* Stated goal: Beneath this line are entries. Copy the range from the line with "Generate a Python" to the line with "W, H = 272, 219", ends included, exactly; leave pictures out.

BEGIN Entries supplied

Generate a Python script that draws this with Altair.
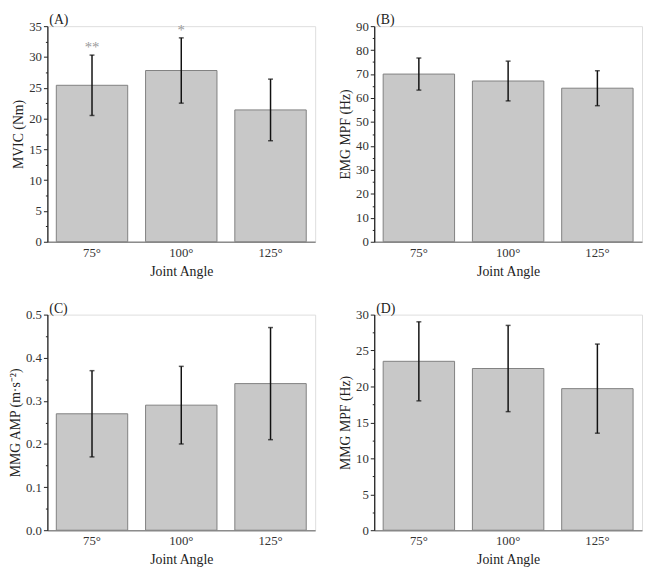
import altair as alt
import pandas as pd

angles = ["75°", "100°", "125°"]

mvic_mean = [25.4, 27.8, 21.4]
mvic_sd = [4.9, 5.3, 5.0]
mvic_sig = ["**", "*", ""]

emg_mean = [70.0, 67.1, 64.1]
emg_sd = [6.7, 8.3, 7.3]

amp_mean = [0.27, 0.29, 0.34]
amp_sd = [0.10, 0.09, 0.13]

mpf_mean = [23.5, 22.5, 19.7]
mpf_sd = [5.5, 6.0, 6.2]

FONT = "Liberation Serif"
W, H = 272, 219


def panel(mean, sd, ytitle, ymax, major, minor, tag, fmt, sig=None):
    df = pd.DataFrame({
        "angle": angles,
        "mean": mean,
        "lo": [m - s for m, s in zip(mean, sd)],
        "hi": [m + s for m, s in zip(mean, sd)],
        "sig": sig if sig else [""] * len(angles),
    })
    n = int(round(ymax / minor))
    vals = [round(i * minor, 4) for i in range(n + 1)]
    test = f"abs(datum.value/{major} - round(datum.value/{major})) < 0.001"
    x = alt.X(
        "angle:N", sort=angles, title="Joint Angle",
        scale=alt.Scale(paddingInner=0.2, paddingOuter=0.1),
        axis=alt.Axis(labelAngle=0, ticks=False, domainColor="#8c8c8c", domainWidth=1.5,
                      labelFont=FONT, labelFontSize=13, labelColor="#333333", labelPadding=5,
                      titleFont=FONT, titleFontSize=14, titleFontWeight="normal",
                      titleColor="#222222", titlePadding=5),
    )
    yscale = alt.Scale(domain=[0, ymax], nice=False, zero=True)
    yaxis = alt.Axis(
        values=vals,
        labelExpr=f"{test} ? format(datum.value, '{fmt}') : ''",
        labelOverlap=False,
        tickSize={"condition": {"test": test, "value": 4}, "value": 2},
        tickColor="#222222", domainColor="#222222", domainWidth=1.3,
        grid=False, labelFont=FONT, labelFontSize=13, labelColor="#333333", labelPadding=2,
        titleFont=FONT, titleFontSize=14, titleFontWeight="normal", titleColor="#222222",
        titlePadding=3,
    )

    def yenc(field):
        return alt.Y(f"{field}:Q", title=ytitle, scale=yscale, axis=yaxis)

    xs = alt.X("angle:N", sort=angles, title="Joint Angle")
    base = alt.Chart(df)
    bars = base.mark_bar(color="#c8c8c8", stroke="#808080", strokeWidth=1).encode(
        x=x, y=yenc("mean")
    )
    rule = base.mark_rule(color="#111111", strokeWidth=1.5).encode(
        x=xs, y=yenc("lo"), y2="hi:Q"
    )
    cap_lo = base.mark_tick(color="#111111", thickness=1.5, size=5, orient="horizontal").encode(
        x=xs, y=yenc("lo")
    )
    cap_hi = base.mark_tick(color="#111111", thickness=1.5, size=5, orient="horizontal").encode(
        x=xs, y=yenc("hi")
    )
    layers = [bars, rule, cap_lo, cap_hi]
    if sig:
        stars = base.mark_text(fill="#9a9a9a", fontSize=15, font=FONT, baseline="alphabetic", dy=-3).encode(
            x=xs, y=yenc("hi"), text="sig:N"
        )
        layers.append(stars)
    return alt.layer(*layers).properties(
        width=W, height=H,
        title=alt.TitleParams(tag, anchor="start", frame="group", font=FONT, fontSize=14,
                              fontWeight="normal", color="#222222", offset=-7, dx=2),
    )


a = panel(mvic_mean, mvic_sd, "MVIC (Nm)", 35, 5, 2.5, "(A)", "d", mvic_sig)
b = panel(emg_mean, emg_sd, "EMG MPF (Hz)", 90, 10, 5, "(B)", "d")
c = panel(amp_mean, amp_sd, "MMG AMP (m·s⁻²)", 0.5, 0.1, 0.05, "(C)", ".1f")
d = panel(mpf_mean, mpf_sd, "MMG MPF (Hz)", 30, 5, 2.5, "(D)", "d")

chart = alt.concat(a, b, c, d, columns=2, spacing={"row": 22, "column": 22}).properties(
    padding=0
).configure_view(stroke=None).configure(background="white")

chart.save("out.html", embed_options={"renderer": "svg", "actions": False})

END Entries supplied
BEGIN Entries supplied

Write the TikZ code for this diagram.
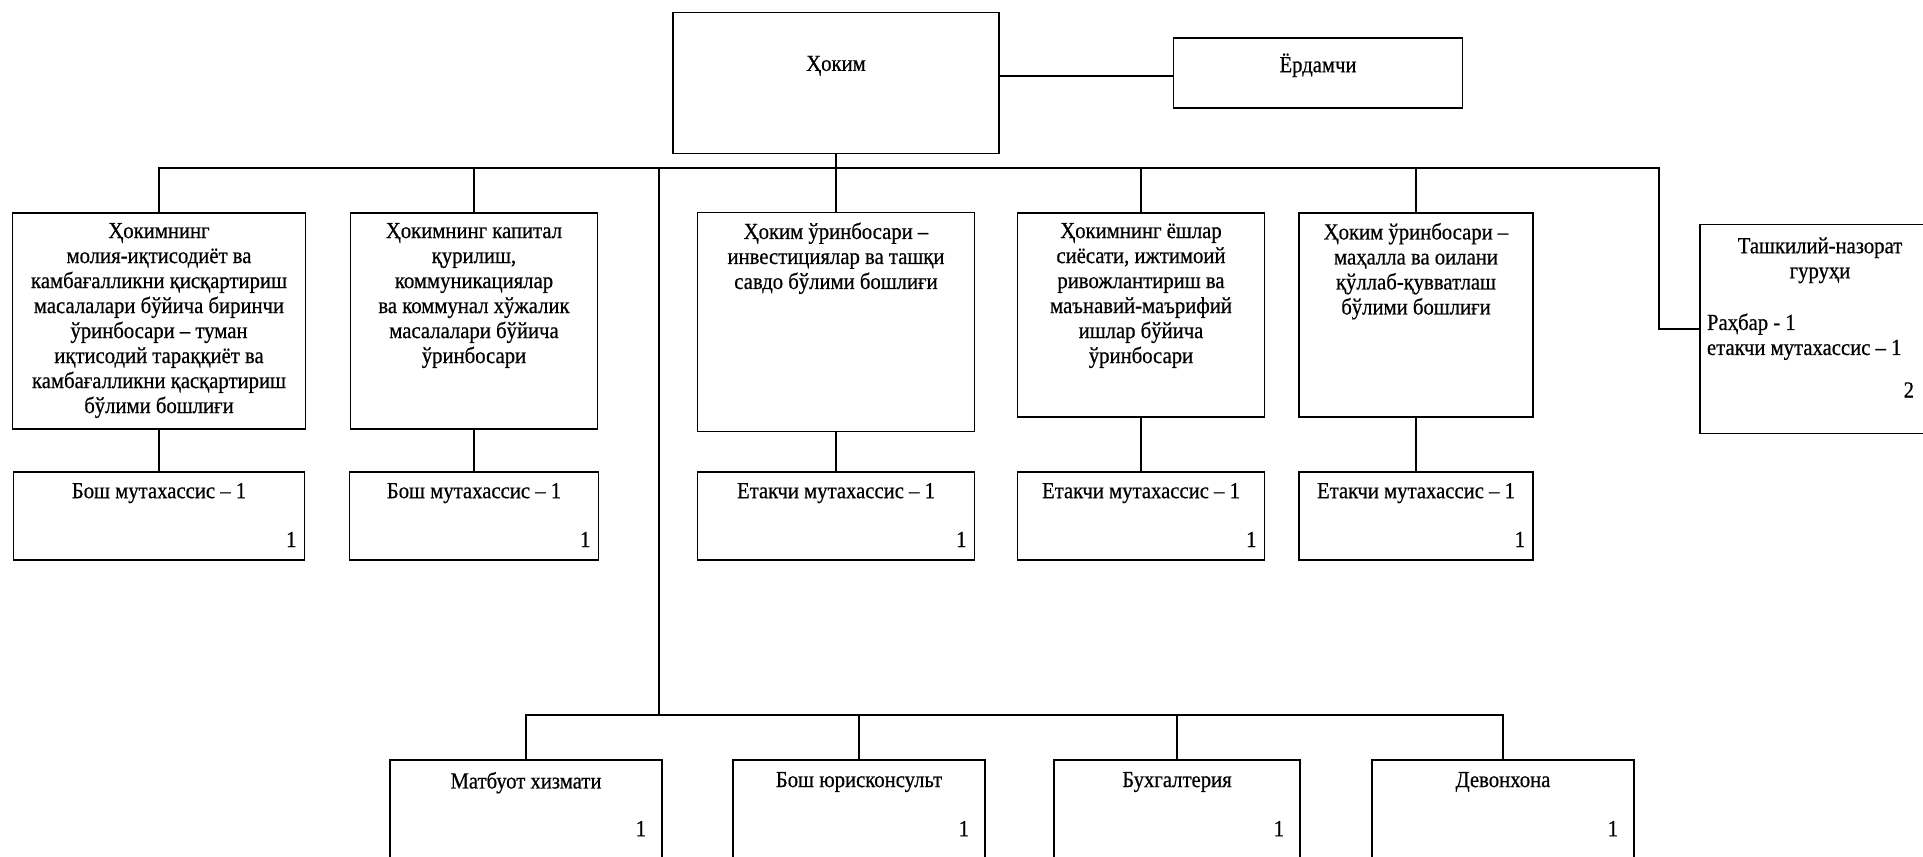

END Entries supplied
BEGIN Entries supplied

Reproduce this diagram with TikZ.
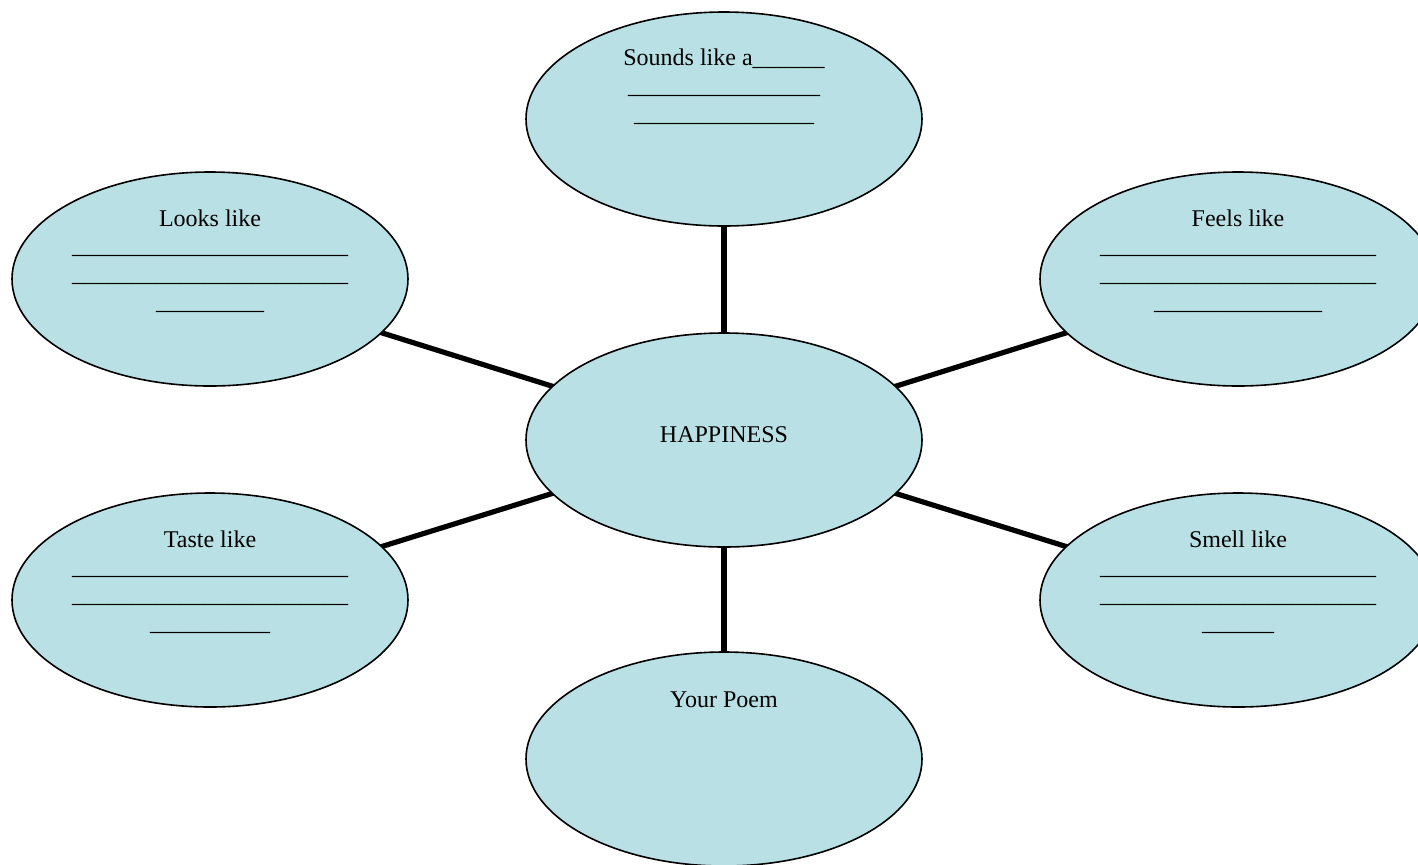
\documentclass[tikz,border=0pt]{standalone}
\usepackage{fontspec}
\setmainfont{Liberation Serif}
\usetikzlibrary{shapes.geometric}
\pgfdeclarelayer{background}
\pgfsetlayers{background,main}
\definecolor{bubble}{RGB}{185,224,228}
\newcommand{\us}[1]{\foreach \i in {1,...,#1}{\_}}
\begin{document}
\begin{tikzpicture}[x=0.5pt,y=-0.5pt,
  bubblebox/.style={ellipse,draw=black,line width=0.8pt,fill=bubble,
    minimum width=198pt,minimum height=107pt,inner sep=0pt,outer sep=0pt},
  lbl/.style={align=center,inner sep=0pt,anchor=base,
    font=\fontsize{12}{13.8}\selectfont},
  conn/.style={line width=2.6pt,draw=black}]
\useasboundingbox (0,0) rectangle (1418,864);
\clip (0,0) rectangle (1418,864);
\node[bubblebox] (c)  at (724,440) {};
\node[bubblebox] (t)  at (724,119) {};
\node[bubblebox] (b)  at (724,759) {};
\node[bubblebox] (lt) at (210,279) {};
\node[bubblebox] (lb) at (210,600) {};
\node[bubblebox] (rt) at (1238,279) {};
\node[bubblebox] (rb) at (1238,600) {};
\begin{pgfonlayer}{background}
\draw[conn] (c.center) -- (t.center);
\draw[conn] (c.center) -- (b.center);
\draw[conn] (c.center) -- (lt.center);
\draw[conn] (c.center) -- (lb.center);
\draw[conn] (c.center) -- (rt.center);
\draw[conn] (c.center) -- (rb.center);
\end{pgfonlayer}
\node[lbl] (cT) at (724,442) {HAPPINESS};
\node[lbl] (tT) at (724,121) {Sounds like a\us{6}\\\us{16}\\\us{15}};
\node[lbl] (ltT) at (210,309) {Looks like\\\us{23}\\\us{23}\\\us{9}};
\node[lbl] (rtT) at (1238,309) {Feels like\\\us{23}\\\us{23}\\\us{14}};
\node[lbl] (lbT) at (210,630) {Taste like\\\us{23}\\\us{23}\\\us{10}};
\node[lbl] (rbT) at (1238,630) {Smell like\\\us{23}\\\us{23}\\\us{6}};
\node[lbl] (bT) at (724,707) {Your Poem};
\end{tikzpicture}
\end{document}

END Entries supplied

* The result:
Generate a Python script that draws this with Altair.
import altair as alt
import pandas as pd

angles = ["75°", "100°", "125°"]

mvic_mean = [25.4, 27.8, 21.4]
mvic_sd = [4.9, 5.3, 5.0]
mvic_sig = ["**", "*", ""]

emg_mean = [70.0, 67.1, 64.1]
emg_sd = [6.7, 8.3, 7.3]

amp_mean = [0.27, 0.29, 0.34]
amp_sd = [0.10, 0.09, 0.13]

mpf_mean = [23.5, 22.5, 19.7]
mpf_sd = [5.5, 6.0, 6.2]

FONT = "Liberation Serif"
W, H = 272, 219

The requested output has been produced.